One thing needs to be said. If the of the 'Shell' rotates, that's a Revolving Center. If the 'Shell' is stationary with the taper, that is called a Live Center. ............... Jerry (in Tucson)


----------



## Rus2248

Couldn't agree more on all of your points. I do have the means to tap the live center, I was just hesitant on pushing too far and destroying the part. I figured this is still a prototype, and if it worked I would work on condensing size. The "shell" is stationary, I wanted to maintain the functionality of the live center itself. Thank you for your insight. I will definitely have to look into tapping the shaft.


----------



## Rus2248

Update:
The Live center preformed beautifully!










However, the motor was creating a tremendous rattle and shaking the whole table. In addition to that, after 10-20 seconds of continuous running, the motor began to smoke. As I turned it off, an oil leak started to form on the top of the motor.










Does anyone know what I should do at this point?
Also, sidebar question, does anyone have any tips on changing the belts to adjust the speed?


----------



## richgene

I just found this blog and signed up.

I have the craftsman wood lathe model 113.228360 and need that threaded tail stock the dead center cup goes into. Bandit571 posted a picture of the complete tail stock for my model.
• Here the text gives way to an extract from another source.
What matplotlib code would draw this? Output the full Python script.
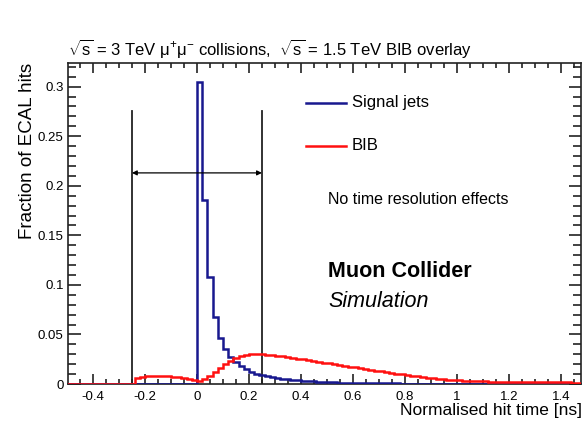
import numpy as np
import matplotlib
matplotlib.use("Agg")
import matplotlib.pyplot as plt
from matplotlib.ticker import MultipleLocator

plt.rcParams['font.family'] = ['Liberation Sans', 'DejaVu Sans']
plt.rcParams['mathtext.fontset'] = 'custom'
plt.rcParams['mathtext.rm'] = 'Liberation Sans'
plt.rcParams['mathtext.it'] = 'Liberation Sans:italic'

# histogram binning (ns)
bin_width = 0.02
x_lo, x_hi = -0.5, 1.5

# signal jets, bins starting at 0 ns
sig_start = 0.0
sig_vals = [0.305, 0.186, 0.108, 0.068, 0.046, 0.035, 0.027, 0.022, 0.018, 0.015,
            0.0125, 0.0105, 0.0090, 0.0078, 0.0068, 0.0060, 0.0053, 0.0047, 0.0042, 0.0037,
            0.0033, 0.0029, 0.0026, 0.0023, 0.0021, 0.0019, 0.0017, 0.0015, 0.0014, 0.0013,
            0.0012, 0.0011, 0.0010, 0.0009, 0.0008, 0.0008, 0.0007, 0.0006, 0.0006, 0.0005,
            0.0005, 0.0004, 0.0004, 0.0003, 0.0003, 0.0003, 0.0002, 0.0002, 0.0002, 0.0002,
            0.0001, 0.0001, 0.0001, 0.0001, 0.0001]

# BIB hits, bins starting at -0.24 ns
bib_start = -0.24
bib_vals = [0.0065, 0.0075, 0.0080, 0.0083, 0.0085, 0.0084, 0.0080, 0.0074, 0.0066, 0.0056,
            0.0046, 0.0036,
            0.0033, 0.0052, 0.0082, 0.0118, 0.0158, 0.0198, 0.0235, 0.0263, 0.0283, 0.0295,
            0.0301, 0.0302, 0.0300, 0.0297,
            0.0293, 0.0287, 0.0280, 0.0272, 0.0264, 0.0256, 0.0248, 0.0240, 0.0232, 0.0224,
            0.0216, 0.0208, 0.0200, 0.0192, 0.0184, 0.0176, 0.0168, 0.0160, 0.0152, 0.0144,
            0.0136, 0.0128, 0.0120, 0.0112, 0.0104, 0.0097, 0.0090, 0.0083, 0.0076, 0.0070,
            0.0064, 0.0058, 0.0053, 0.0048, 0.0044, 0.0040, 0.0037, 0.0034, 0.0031, 0.0029,
            0.0027, 0.0026, 0.0025, 0.0024, 0.0023, 0.0022, 0.0022, 0.0021, 0.0020, 0.0020,
            0.0019, 0.0019, 0.0018, 0.0018, 0.0017, 0.0017, 0.0016, 0.0016, 0.0015, 0.0015,
            0.0015]

# timing window
window = (-0.25, 0.25)
window_top = 0.275
arrow_y = 0.213

nbins = int(round((x_hi - x_lo) / bin_width))
edges = x_lo + bin_width * np.arange(nbins + 1)


def fill(start, vals):
    h = np.zeros(nbins)
    i0 = int(round((start - x_lo) / bin_width))
    n = min(len(vals), nbins - i0)
    h[i0:i0 + n] = vals[:n]
    return h


sig = fill(sig_start, sig_vals)
bib = fill(bib_start, bib_vals)

navy = '#18188f'
red = '#ff1010'

fig = plt.figure(figsize=(5.84, 4.22), dpi=100)
ax = fig.add_axes([0.116, 0.090, 0.879, 0.761])

ax.stairs(sig, edges, color=navy, lw=1.8, zorder=3)
ax.stairs(bib, edges, color=red, lw=1.8, zorder=4)

for xv in window:
    ax.plot([xv, xv], [0, window_top], color='#222222', lw=1.3, zorder=2)
ax.annotate('', xy=(window[0], arrow_y), xytext=(window[1], arrow_y),
            arrowprops=dict(arrowstyle='<|-|>', color='black', lw=0.9,
                            mutation_scale=7, shrinkA=0, shrinkB=0), zorder=5)

ax.set_xlim(-0.497, 1.478)
ax.set_ylim(0, 0.324)

ax.xaxis.set_major_locator(MultipleLocator(0.2))
ax.xaxis.set_minor_locator(MultipleLocator(0.05))
ax.yaxis.set_major_locator(MultipleLocator(0.05))
ax.yaxis.set_minor_locator(MultipleLocator(0.01))
ax.xaxis.set_major_formatter(plt.FuncFormatter(lambda v, p: f'{v:g}'))
ax.yaxis.set_major_formatter(plt.FuncFormatter(lambda v, p: f'{v:g}'))

ax.tick_params(which='both', direction='in', top=True, right=True,
               labelsize=9.5, width=1.2, color='#222222')
ax.tick_params(axis='x', which='major', length=7, pad=5)
ax.tick_params(axis='x', which='minor', length=3.5)
ax.tick_params(axis='y', which='major', length=9, pad=3)
ax.tick_params(axis='y', which='minor', length=5.5)
for s in ax.spines.values():
    s.set_linewidth(1.2)
    s.set_color('#222222')

ax.set_ylabel('Fraction of ECAL hits', fontsize=13.5, loc='top', labelpad=1)
fig.text(582 / 584, 1 - 410 / 422, 'Normalised hit time [ns]', fontsize=12.5,
         ha='right', va='center')

fig.text(68 / 584, 1 - 48 / 422,
         r'$\sqrt{\mathrm{s}}$ = 3 TeV μ$^{+}$μ$^{-}$ collisions,  $\sqrt{\mathrm{s}}$ = 1.5 TeV BIB overlay',
         fontsize=12, ha='left', va='center')

# legend drawn by hand in axes coordinates
tr = ax.transAxes
def fx(px):
    return (px - 68) / (581 - 68)
def fy(py):
    return (384 - py) / (384 - 63)

ax.plot([fx(306), fx(346)], [fy(103), fy(103)], color=navy, lw=1.8, transform=tr)
ax.text(fx(352), fy(103), 'Signal jets', transform=tr, fontsize=12, va='center')
ax.plot([fx(306), fx(346)], [fy(146), fy(146)], color=red, lw=1.8, transform=tr)
ax.text(fx(352), fy(146), 'BIB', transform=tr, fontsize=12, va='center')

ax.text(fx(328), fy(200), 'No time resolution effects', transform=tr,
        fontsize=11.5, va='center')
ax.text(fx(328), fy(272), 'Muon Collider', transform=tr, fontsize=15.5,
        fontweight='bold', va='center')
ax.text(fx(328), fy(302), 'Simulation', transform=tr, fontsize=15.5,
        style='italic', va='center')

fig.savefig('out.png', dpi=100)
I would like to find one just like it. If LJer Candy still has one that would like to part out please respond.

Thanks

richgene


----------



## PopsHuckster

I've got a similar problem. This is a Craftsman 109.21600 (vintage 1947) wood lathe I use mostly for turning pens and parts for my Herman Nut Crackers (last picture). BUT..I really could use a live center for the tail stock. As you can see from the pictures, it's not a Morse taper tail stock. It's actually threaded with a permanent pin turned into the insert. I made the second insert on my 1940 Craftsman metal lathe so I could replace the pin insert when it either broke or wore down. So far I haven't found any live center insert to fit it and I can turn down metal to make a 'dead' center but don't have enough equipment to make a live center. Any ideas?


----------



## inspector239

Appears that there may be a threaded on item on EBay that will fit on the threads and have a live center. I have a Craftsman 149 23860 and after several replies to the seller it fits 1/2 inch 20 thread. About 50 bucks. Most likely will purchase and see how that turns out. According to seller it will fit any of these older craftsman with that type of tailpiece.


----------